Answering these questions is usually done by comparing estimates of pest population size to the previously discussed “economic thresholds” or “action thresholds” (see Lessons 2.2.1 – 2.2.4 for a review of the Economic Threshold concept). These serve as references for loss potential at particular crop growth stages or sets of crop conditions.

4.6: Step 6 – Select Optimal Pest Control Tactics

If a decision is made to intervene, tools have to be selected that will adequately manage the problem while minimizing economic, health and environmental risks. Key questions to answer when selecting control tactics include:

  1. Are there opportunities to integrate nonchemical tactics?
  2. How well will the control option fit into the total management system?
  3. How well will the tactic control the pest? What effects will this action have on the user, society as a whole, and the environment?
  4. Will this action impact, either positively or negatively, the other insect pest species or natural enemies present in my crop?

For chemical controls, important questions at this step are:

  1. What is the best insecticide for the target pest?
  2. What is the optimal rate?
  3. Is it legal?
  4. What are the safety requirements and use restrictions?

Some considerations associated with selecting and recommending tactics in a broader IPM program (not just for an individual plot or field) are that these tactics need to integrate with three components of a farming community to be successful. The 3 components are:

  1. Available IPM methods. IPM implementation needs to bring together all the various prevention, observation, decision, and intervention methods that are available to the farmer. This list can include methods that farmers already use and are familiar with, as well as novel methods and techniques that would fit well into the local system. New methods must be chosen carefully so that they are not beyond locally available resources.
  2. Cropping system/agroecosystem. The IPM program needs to be compatible with the cropping system and the agroecosystem. IPM recommendations for one crop that interfere with another traditional crop are unlikely to be adopted. Intercropping a corn crop with beans will only be adopted if the farmer likes eating (or can sell) the beans! This may seem obvious, but it is surprising how many times simple considerations like this are overlooked.
  3. Community health. IPM needs to consider the health of the community. IPM generally, but not always, can improve the health of farming communities through improved profits and reduced exposure to pesticides. However, IPM isn’t always better. For example, what if reduced pesticide use results in increased labour requirements and children who should otherwise be in school provide that labour? Or what if a using a lower-risk biopesticide like rotenone impacts the local fishery? All of the potential impacts of an IPM program need to be considered if an IPM program is to be a success.

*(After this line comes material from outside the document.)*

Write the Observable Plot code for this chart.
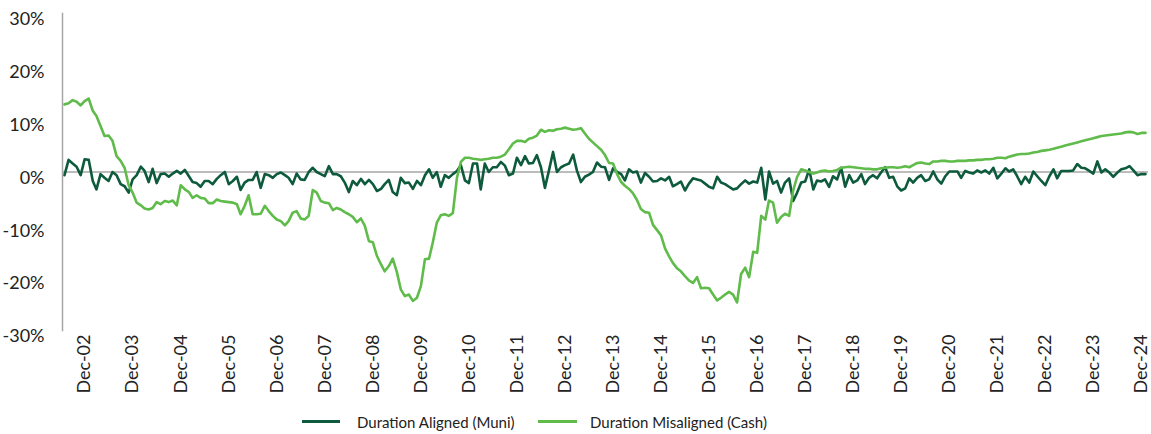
<!DOCTYPE html>
<html>
<head>
<meta charset="utf-8">
<script src="https://cdn.jsdelivr.net/npm/d3@7"></script>
<script src="https://cdn.jsdelivr.net/npm/@observablehq/plot@0.6"></script>
<style>
  body { margin: 0; background: #fff; }
  #chart { position: relative; width: 1151px; height: 434px; overflow: hidden; font-family: Lato, "Open Sans", sans-serif; color: #222; }
  #chart svg { position: absolute; left: 0; top: 0; }
  .sw { position: absolute; height: 3px; top: 420px; }
  .lt { position: absolute; top: 411px; font-size: 15px; line-height: 22px; white-space: nowrap; }
</style>
</head>
<body>
<div id="chart"></div>
<script>
// ---- Data (monthly, starting Jul-02) ----
const firstMonth = "Jul-02";
const seriesNames = ["Duration Aligned (Muni)", "Duration Misaligned (Cash)"];
const seriesColors = ["#0d5a3c", "#5fbb4a"];

const muni = [
  -0.6, 2.3, 1.6, 1.0, -0.6, 2.4, 2.3, -1.7, -3.3, -0.4, -1.1, -1.7,
  0.0, -0.6, -2.3, -2.7, -3.9, -1.4, -0.6, 1.0, 0.2, -1.9, 0.6, -2.1,
  -0.4, -0.3, -0.9, -0.3, 0.2, -0.3, 0.4, -0.8, -1.9, -2.1, -2.8, -1.7,
  -1.7, -2.3, -1.3, -0.6, 0.0, -2.3, -1.7, -0.9, -3.4, -2.0, -1.5, -1.5,
  0.0, -3.0, -0.4, -0.6, -1.1, -0.4, -0.1, -0.6, -1.1, -2.3, -0.3, -1.4,
  -1.5, 0.0, 0.8, 0.0, -0.4, -0.8, 1.1, -0.4, -0.4, -0.8, -2.0, -3.8,
  -1.7, -2.5, -1.3, -2.3, -1.5, -2.3, -3.6, -3.2, -2.3, -1.5, -3.8, -4.4,
  -1.1, -2.1, -2.0, -3.2, -1.7, -2.5, -0.6, 0.5, -1.1, 0.0, -2.8, -0.6,
  -1.1, -0.4, 0.2, 1.3, -1.6, -2.1, 1.6, 1.6, -3.3, 1.6, 0.0, 0.9,
  0.9, 1.9, 1.2, -0.6, -0.3, 2.7, 1.3, 3.0, 1.6, 1.7, 3.2, 0.9,
  -3.0, 0.3, 3.8, 0.0, 0.9, 1.3, 1.6, 3.3, 0.3, -1.9, -0.9, -0.5,
  0.0, 1.8, 1.0, 0.9, -1.5, 0.7, 0.0, -0.4, -1.6, 0.5, -0.1, 0.1,
  -2.0, -0.2, -0.9, -1.8, -1.7, -1.2, -1.6, -0.9, -2.7, -2.3, -1.8, -3.5,
  -2.2, -1.2, -1.4, -1.6, -2.2, -2.8, -3.1, -0.9, -2.0, -2.3, -2.8, -3.3,
  -3.1, -2.3, -1.6, -2.2, -1.8, -2.0, 0.8, -5.2, 0.1, -2.2, -1.7, -3.9,
  -2.0, -1.2, -5.5, -3.9, -2.0, -1.8, 0.5, -3.3, -1.6, -1.8, -1.4, -2.8,
  -0.8, -1.4, 0.8, -2.8, -0.6, -2.0, -1.6, -0.4, -2.3, -1.1, -0.6, -1.2,
  -0.1, 0.9, -1.1, -0.9, -2.7, -3.5, -3.1, -1.2, -2.0, -1.1, -0.6, -1.7,
  -1.4, 0.1, -1.4, -2.2, -0.8, 0.1, 0.1, 0.1, -1.1, 0.2, -0.1, -0.3,
  0.3, -0.1, 0.3, -0.3, 0.8, -1.2, -0.3, 0.7, 0.1, 0.5, -0.8, -2.3,
  -0.9, -2.0, 0.1, -0.8, -1.7, -2.5, -0.8, 0.5, -1.2, 0.2, 0.2, 0.2,
  0.3, 1.5, 0.8, 0.7, 0.2, -0.3, 2.0, -0.1, 0.5, -0.1, -0.9, -0.1,
  0.5, 0.7, 1.1, 0.3, -0.6, -0.4, -0.4
];

const cash = [
  12.8, 13.0, 13.6, 13.3, 12.6, 13.4, 13.9, 11.6, 10.6, 8.7, 6.8, 6.9,
  5.9, 3.0, 2.1, 0.8, -2.5, -3.9, -5.8, -6.3, -6.9, -7.1, -6.8, -5.7,
  -6.1, -5.5, -5.7, -5.4, -6.3, -2.5, -3.3, -3.8, -4.9, -4.4, -4.9, -5.0,
  -5.9, -5.9, -5.2, -5.5, -5.6, -5.7, -5.8, -6.1, -8.0, -6.4, -4.4, -8.0,
  -8.0, -7.9, -6.4, -7.4, -8.3, -9.0, -9.3, -10.1, -9.3, -7.7, -7.4, -8.8,
  -9.0, -8.3, -3.4, -3.9, -5.5, -5.8, -5.9, -7.2, -6.8, -7.1, -7.6, -8.0,
  -8.5, -9.5, -8.8, -10.2, -13.1, -13.3, -15.9, -17.5, -18.8, -17.8, -16.4, -18.9,
  -22.2, -23.5, -23.2, -24.4, -23.8, -21.6, -16.5, -16.4, -13.4, -9.6, -8.2, -8.0,
  -8.3, -7.8, -1.1, 1.9, 2.7, 2.7, 2.5, 2.4, 2.3, 2.4, 2.5, 2.7,
  2.7, 2.9, 3.3, 4.3, 5.4, 5.9, 5.9, 5.7, 6.3, 6.5, 6.9, 8.0,
  7.6, 7.9, 7.8, 8.1, 8.2, 8.4, 8.2, 8.0, 8.1, 8.3, 7.3, 6.3,
  5.6, 4.9, 4.2, 3.2, 1.7, 1.6, -0.4, -1.9, -2.6, -3.2, -4.0, -5.3,
  -7.0, -7.6, -7.7, -10.0, -11.0, -12.0, -14.5, -16.0, -17.2, -18.2, -18.8, -19.7,
  -20.5, -21.0, -19.9, -22.0, -21.9, -22.0, -23.2, -24.3, -23.8, -23.2, -22.7, -23.2,
  -24.7, -19.3, -18.1, -19.9, -15.1, -15.3, -8.3, -9.0, -5.4, -5.8, -9.6, -8.5,
  -7.9, -8.3, -3.5, -0.9, 0.5, 0.3, 0.0, -0.3, -0.1, 0.2, 0.3, 0.1,
  0.2, 0.4, 0.8, 0.9, 1.0, 0.9, 0.8, 0.7, 0.6, 0.6, 0.5, 0.5,
  0.7, 0.8, 0.9, 0.9, 0.8, 0.9, 1.1, 0.9, 1.3, 1.7, 1.8, 1.6,
  1.5, 2.0, 2.0, 2.1, 2.1, 2.0, 2.0, 2.1, 2.1, 2.1, 2.2, 2.2,
  2.3, 2.3, 2.4, 2.4, 2.5, 2.7, 2.7, 2.6, 2.9, 3.1, 3.3, 3.4,
  3.4, 3.5, 3.7, 3.8, 4.0, 4.1, 4.2, 4.4, 4.6, 4.8, 5.0, 5.2,
  5.4, 5.6, 5.8, 6.0, 6.2, 6.4, 6.6, 6.8, 6.9, 7.0, 7.1, 7.2,
  7.3, 7.5, 7.6, 7.5, 7.2, 7.4, 7.4
];

const xTickLabels = ["Dec-02","Dec-03","Dec-04","Dec-05","Dec-06","Dec-07","Dec-08","Dec-09",
  "Dec-10","Dec-11","Dec-12","Dec-13","Dec-14","Dec-15","Dec-16","Dec-17","Dec-18","Dec-19",
  "Dec-20","Dec-21","Dec-22","Dec-23","Dec-24"];
const yTicks = [-30, -20, -10, 0, 10, 20, 30];

// ---- Build ----
const parseMonth = d3.utcParse("%b-%y");
const fmtMonth = d3.utcFormat("%b-%y");
const start = parseMonth(firstMonth);
const months = muni.map((_, i) => d3.utcMonth.offset(start, i));
const data = [
  ...muni.map((v, i) => ({date: months[i], value: v, series: seriesNames[0]})),
  ...cash.map((v, i) => ({date: months[i], value: v, series: seriesNames[1]}))
];

const chart = Plot.plot({
  width: 1151,
  height: 395,
  marginLeft: 62,
  marginRight: 3,
  marginTop: 13,
  marginBottom: 65,
  style: {fontFamily: "Lato, 'Open Sans', sans-serif", fontSize: "18px", color: "#222", background: "transparent", overflow: "visible"},
  x: {type: "utc", domain: [months[0], months[months.length - 1]], range: [64, 1145]},
  y: {domain: [-30, 30]},
  color: {domain: seriesNames, range: seriesColors},
  marks: [
    Plot.frame({anchor: "left", stroke: "#a6a6a6", strokeWidth: 1.5, strokeOpacity: 1}),
    Plot.ruleY([0], {stroke: "#a6a6a6", strokeWidth: 1.5}),
    Plot.axisY(yTicks, {tickSize: 0, tickPadding: 18, dy: 6, tickFormat: d => d + "%", label: null}),
    Plot.axisX(xTickLabels.map(parseMonth), {tickSize: 0, tickPadding: 4, tickRotate: -90, tickFormat: fmtMonth, label: null}),
    Plot.line(data, {x: "date", y: "value", z: "series", stroke: "series", strokeWidth: 2.6})
  ]
});

const root = document.getElementById("chart");
root.appendChild(chart);

// ---- Legend ----
const legendItems = [
  {swLeft: 302, swWidth: 38, textLeft: 357},
  {swLeft: 538, swWidth: 39, textLeft: 590}
];
legendItems.forEach((it, i) => {
  const sw = document.createElement("div");
  sw.className = "sw";
  sw.style.left = it.swLeft + "px";
  sw.style.width = it.swWidth + "px";
  sw.style.background = seriesColors[i];
  root.appendChild(sw);
  const t = document.createElement("div");
  t.className = "lt";
  t.style.left = it.textLeft + "px";
  t.textContent = seriesNames[i];
  root.appendChild(t);
});
</script>
</body>
</html>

4.7: Step 7 – Implementation

Once the interventions are selected, they should be deployed on a timely manner with precision and completeness. When intervening with a chemical pesticide it is critical to remember that proper timing and placement is often more important than the rate. Key questions to answer during this step include:

  1. What can be done to improve effectiveness of the management tactics?
  2. Is the pesticide application equipment calibrated properly and in good working condition?
  3. If pesticides are used, what is the appropriate chemical and rate for the target pest?
  4. Can the pesticide be applied in a manner that will be least disruptive on natural enemies while still provide effective control?
  5. In certain situations, it may be desirable to leave small non-treated areas to evaluate control effectiveness.

4.8: Step 8 – Evaluation

When implementing an IPM program you should always take time to follow-up and evaluate pest control actions to determine if you got your money’s worth. Review what went wrong but more importantly what went right.

  1. Was the choice of control action appropriate?
  2. Was the management action implemented on time and according to recommendations?
  3. What changes to the management tactics can be made to improve control if the same pest problem occurs in the future?
  4. What future changes in the production system can be made to achieve more permanent suppression of the pest problem?